## AVAILABLE DATA
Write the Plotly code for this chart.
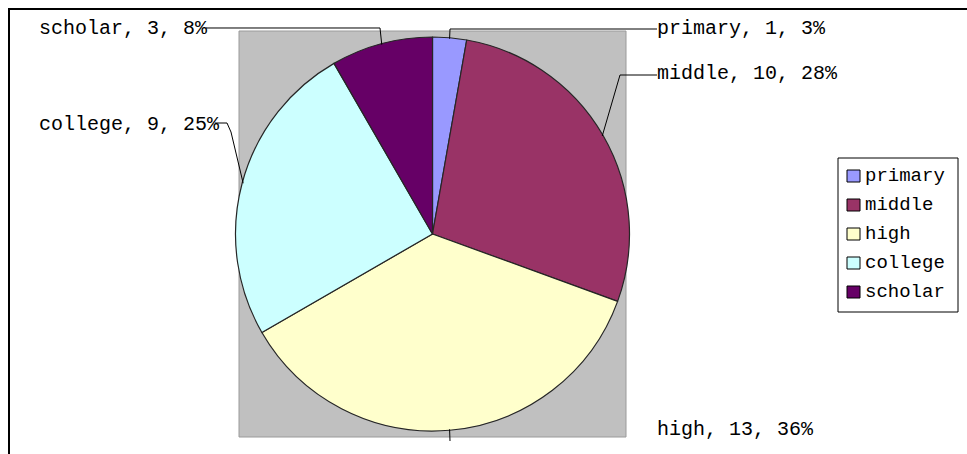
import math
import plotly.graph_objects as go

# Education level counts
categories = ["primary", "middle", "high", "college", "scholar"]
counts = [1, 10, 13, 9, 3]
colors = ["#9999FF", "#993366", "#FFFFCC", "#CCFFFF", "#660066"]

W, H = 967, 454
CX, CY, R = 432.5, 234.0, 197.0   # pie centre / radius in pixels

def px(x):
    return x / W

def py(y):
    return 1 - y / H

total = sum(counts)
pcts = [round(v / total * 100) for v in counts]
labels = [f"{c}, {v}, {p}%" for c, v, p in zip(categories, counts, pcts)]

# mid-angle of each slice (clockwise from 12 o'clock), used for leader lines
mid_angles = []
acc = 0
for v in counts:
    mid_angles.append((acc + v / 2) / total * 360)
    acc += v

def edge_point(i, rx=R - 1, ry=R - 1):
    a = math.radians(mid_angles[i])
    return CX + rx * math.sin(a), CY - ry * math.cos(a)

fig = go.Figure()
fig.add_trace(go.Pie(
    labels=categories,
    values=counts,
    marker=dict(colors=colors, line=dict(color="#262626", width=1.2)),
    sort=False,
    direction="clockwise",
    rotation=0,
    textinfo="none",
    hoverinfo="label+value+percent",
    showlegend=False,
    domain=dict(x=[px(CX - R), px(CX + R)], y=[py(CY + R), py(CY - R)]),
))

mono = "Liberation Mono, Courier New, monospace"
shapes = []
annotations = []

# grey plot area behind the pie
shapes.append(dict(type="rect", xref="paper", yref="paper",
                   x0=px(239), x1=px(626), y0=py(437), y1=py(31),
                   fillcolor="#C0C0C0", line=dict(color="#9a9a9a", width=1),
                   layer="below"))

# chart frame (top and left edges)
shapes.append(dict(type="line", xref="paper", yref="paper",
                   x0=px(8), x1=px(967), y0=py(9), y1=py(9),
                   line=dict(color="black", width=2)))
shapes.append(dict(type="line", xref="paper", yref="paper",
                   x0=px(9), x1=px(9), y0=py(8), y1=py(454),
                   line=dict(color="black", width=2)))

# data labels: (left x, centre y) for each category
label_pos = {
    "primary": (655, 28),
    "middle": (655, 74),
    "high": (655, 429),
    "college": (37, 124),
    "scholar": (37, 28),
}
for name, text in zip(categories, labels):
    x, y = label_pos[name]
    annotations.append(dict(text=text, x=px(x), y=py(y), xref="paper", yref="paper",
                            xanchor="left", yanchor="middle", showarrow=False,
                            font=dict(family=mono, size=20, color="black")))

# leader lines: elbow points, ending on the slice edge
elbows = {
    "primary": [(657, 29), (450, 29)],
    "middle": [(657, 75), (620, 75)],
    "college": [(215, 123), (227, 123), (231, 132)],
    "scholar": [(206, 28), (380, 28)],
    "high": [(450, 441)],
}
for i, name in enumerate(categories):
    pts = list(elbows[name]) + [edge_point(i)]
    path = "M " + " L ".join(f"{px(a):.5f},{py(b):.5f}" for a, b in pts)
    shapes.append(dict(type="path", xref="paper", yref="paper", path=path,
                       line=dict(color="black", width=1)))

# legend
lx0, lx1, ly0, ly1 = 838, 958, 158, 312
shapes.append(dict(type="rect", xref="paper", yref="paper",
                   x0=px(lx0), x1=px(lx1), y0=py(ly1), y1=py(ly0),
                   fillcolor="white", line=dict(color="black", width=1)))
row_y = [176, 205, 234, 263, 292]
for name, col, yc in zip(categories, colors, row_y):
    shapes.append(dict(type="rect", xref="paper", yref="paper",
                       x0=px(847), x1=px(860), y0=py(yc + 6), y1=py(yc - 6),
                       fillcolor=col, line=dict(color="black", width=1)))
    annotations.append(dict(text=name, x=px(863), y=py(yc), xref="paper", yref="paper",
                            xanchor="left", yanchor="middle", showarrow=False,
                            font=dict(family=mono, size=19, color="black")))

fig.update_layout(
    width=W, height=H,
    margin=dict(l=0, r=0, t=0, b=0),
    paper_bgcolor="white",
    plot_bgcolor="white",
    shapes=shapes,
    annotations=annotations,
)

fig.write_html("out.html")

## EXERCISE AIM
Repeat the listing above up to and including the line with "return 1 - y / H", starting from its first line. Drop any pictures.

## ANSWER FOR THE TASK
Write the Plotly code for this chart.
import math
import plotly.graph_objects as go

# Education level counts
categories = ["primary", "middle", "high", "college", "scholar"]
counts = [1, 10, 13, 9, 3]
colors = ["#9999FF", "#993366", "#FFFFCC", "#CCFFFF", "#660066"]

W, H = 967, 454
CX, CY, R = 432.5, 234.0, 197.0   # pie centre / radius in pixels

def px(x):
    return x / W

def py(y):
    return 1 - y / H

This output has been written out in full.